### The exercise
Search the records that follow and extract every line containing the string "matplotlib".

### Given entries
<<<<

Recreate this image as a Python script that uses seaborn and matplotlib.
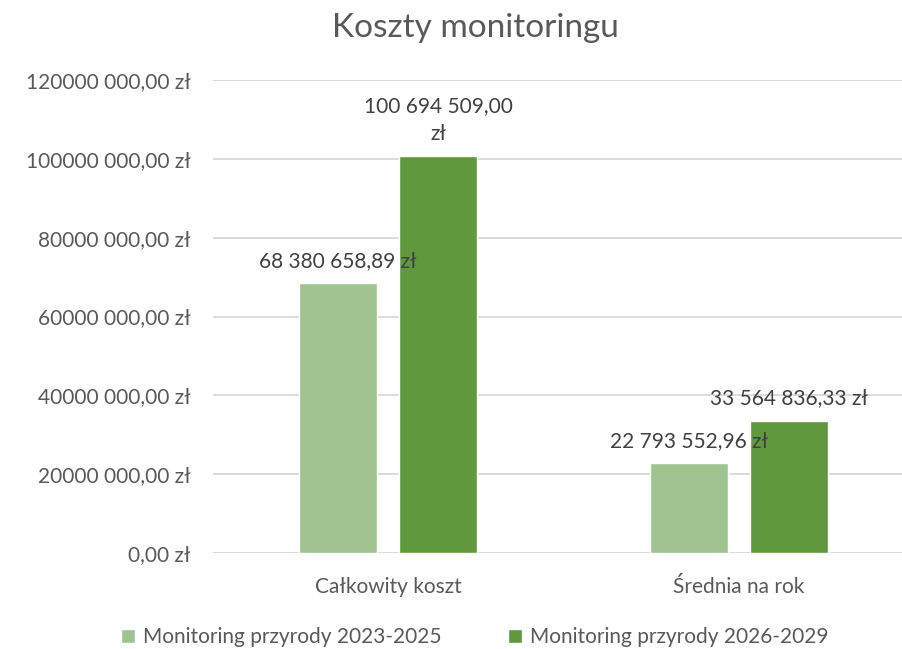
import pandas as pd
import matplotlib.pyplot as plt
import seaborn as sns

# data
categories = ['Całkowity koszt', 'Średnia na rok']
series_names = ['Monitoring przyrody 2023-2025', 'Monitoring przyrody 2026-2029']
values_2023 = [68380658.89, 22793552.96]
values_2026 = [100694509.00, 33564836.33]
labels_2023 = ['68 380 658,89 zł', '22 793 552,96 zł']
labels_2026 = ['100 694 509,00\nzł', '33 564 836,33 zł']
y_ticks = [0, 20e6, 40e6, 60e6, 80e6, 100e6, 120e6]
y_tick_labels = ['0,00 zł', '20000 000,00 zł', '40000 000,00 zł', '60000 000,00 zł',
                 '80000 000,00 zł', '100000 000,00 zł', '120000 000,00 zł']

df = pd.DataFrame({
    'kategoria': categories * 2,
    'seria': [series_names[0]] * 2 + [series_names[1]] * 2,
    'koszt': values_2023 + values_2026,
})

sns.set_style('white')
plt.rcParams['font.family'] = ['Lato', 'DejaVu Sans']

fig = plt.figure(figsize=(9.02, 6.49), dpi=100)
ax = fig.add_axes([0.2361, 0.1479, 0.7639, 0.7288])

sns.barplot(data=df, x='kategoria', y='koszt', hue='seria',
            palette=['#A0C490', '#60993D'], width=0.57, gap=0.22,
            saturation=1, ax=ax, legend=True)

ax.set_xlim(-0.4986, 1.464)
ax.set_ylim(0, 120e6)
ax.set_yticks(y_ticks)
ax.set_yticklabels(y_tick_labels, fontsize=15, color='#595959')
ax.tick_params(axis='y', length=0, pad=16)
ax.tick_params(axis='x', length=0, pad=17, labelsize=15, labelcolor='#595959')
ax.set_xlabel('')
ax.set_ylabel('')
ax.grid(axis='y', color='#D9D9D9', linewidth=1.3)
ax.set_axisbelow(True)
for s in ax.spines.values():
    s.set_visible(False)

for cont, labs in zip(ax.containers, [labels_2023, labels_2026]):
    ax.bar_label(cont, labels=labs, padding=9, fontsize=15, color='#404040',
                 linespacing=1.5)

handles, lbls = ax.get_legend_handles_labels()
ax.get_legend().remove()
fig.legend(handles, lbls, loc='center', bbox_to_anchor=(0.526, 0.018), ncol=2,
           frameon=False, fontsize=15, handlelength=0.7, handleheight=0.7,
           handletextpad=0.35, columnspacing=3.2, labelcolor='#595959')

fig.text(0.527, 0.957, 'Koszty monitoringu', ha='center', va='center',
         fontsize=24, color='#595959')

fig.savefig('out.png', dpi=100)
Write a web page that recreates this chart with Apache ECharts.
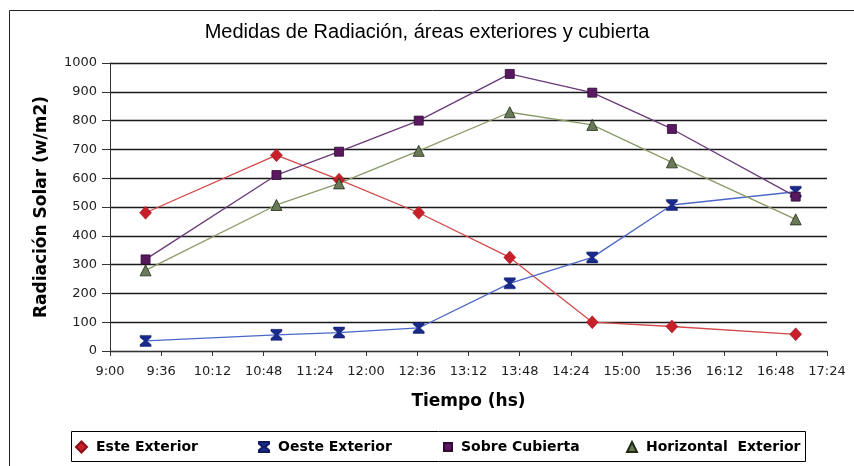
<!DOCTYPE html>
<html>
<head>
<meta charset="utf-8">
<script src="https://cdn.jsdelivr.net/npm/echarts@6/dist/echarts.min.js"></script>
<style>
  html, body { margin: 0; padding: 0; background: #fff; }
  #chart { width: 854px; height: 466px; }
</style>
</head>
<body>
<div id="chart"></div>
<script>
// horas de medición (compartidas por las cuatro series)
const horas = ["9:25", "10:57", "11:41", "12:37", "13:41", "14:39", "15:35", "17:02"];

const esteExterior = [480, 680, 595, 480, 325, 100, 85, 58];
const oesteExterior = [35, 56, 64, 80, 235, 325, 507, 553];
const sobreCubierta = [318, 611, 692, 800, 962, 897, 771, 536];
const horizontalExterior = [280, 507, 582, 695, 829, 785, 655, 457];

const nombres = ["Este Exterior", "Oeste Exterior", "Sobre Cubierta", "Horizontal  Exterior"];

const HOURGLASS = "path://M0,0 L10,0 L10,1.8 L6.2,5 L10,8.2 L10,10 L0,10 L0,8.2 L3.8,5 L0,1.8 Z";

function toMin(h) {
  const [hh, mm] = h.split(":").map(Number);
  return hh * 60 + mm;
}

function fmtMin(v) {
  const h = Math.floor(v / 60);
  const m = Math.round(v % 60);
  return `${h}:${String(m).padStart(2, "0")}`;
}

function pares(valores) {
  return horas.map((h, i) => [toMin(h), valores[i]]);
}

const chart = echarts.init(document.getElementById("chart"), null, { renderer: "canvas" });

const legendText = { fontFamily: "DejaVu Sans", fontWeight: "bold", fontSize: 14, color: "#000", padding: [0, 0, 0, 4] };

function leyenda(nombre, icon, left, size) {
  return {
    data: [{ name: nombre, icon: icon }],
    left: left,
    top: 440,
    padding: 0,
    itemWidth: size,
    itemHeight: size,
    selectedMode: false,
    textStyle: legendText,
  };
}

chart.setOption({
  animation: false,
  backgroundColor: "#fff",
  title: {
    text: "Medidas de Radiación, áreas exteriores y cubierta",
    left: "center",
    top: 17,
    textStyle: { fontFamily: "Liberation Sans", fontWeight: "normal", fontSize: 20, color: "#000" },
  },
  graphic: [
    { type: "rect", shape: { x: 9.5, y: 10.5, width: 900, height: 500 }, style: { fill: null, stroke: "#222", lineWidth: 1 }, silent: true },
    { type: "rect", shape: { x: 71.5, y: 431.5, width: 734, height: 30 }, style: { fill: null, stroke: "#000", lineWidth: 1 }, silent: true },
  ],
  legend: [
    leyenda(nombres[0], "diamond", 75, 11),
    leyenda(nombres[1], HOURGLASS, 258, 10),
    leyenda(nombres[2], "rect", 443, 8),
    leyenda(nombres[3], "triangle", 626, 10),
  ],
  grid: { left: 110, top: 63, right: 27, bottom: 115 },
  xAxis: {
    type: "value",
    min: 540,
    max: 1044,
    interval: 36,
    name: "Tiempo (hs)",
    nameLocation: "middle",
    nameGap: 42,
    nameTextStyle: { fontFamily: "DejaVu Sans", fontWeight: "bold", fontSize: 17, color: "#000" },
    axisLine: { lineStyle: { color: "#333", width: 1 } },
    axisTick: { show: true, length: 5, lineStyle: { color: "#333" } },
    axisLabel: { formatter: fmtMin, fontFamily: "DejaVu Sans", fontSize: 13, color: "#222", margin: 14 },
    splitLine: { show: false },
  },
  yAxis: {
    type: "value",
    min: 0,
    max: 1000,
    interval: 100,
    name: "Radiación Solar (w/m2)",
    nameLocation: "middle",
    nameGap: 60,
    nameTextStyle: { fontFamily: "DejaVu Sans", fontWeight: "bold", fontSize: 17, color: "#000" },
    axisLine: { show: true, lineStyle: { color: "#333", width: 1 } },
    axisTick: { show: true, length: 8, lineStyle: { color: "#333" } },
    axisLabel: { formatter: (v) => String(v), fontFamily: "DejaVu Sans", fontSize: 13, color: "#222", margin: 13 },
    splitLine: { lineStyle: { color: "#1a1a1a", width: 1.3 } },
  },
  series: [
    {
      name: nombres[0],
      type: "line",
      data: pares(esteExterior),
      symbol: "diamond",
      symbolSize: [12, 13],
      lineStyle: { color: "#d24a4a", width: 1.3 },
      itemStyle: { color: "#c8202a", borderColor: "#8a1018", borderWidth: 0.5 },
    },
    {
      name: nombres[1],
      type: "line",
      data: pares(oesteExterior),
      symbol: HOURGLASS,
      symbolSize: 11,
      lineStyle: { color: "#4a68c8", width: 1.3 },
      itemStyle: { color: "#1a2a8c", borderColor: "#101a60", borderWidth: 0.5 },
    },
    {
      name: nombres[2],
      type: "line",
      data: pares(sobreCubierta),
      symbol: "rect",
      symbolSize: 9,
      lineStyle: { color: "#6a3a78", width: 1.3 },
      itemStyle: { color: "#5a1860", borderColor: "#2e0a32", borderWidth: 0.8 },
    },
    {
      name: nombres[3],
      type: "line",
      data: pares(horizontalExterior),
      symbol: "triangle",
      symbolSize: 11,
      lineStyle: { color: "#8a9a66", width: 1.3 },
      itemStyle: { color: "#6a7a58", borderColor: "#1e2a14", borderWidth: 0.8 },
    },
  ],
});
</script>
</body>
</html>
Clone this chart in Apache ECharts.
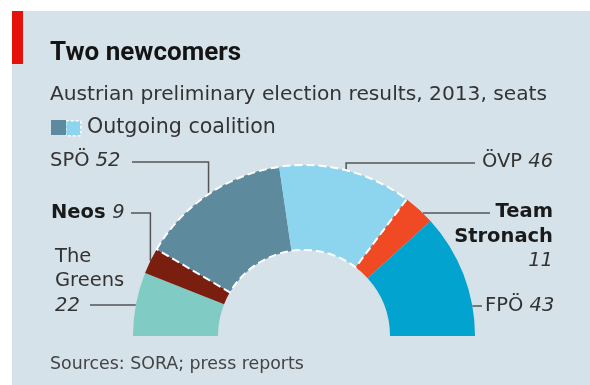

>>>>

### The result
Recreate this image as a Python script that uses seaborn and matplotlib.
import matplotlib.pyplot as plt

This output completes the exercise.